The numeric conversion of POSIXct uses UTC by default. Specify time zones explicitly:

datetime <- as.POSIXct("2020-01-01 00:00:00", tz = "America/New_York")

numeric_datetime <- as.numeric(datetime)

print(numeric_datetime)

# Output: 1577854800

Date Differences as Numeric

You can calculate the interval of days between two days using the difftime() method with the help of the as.numeric().

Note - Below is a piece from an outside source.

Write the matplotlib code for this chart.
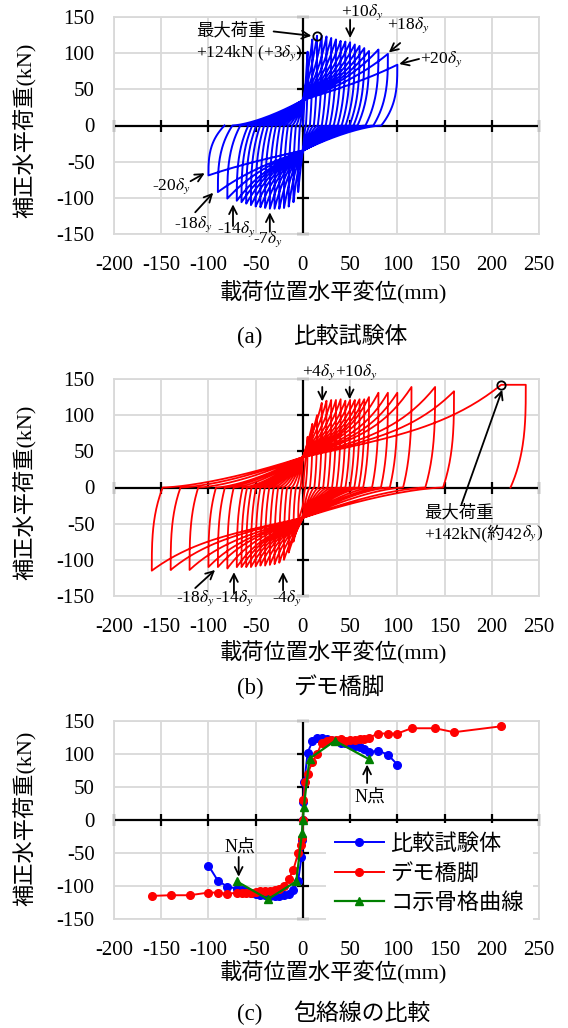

date1 <- as.Date("2025-03-01")
date2 <- as.Date("2025-03-07")

diff_days <- as.numeric(difftime(date2, date1, units = "days"))

print(diff_days)

# Output: 6

Method 2: Using a lubridate package

To use the lubridate package, you must install and load the lubridate package:

install.packages("lubridate")

library(lubridate)

Syntax

library(lubridate)

#get year value in date object
year(date)

#get seconds value in date object
second(date)

#get minutes value in date object
minute(date)

Code example

library(lubridate)

today_date <- as.POSIXct("2025-03-10 13:09:00", tz = "GMT")

hour(today_date)
# Output: 13

minute(today_date)
# Output: 9

second(today_date)
# Output: 0

day(today_date)
# Output: 10

month(today_date)
# Output: 03

year(today_date)
# Output: 2025

Method 3: Using julian() function

The julian() function returns the Julian date, which is the number of days since the origin (by default 1970-01-01), which is the same as as.numeric(), but you can specify a different origin.

# Define a date for which you want to calculate Julian days
date <- as.Date("2025-03-31") # Example date - change this to your desired date

julian_days <- julian(date, origin = as.Date("2025-03-10"))

print(julian_days)

# Output: [1] 21
# attr(,"origin")
# [1] "2025-03-10"

In the above code, we defined the custom origin, 2025-03-10, and calculated the total number of days from this origin to the final date, 31 March 2025. The days count from origin to final day, which is 21 in our code example.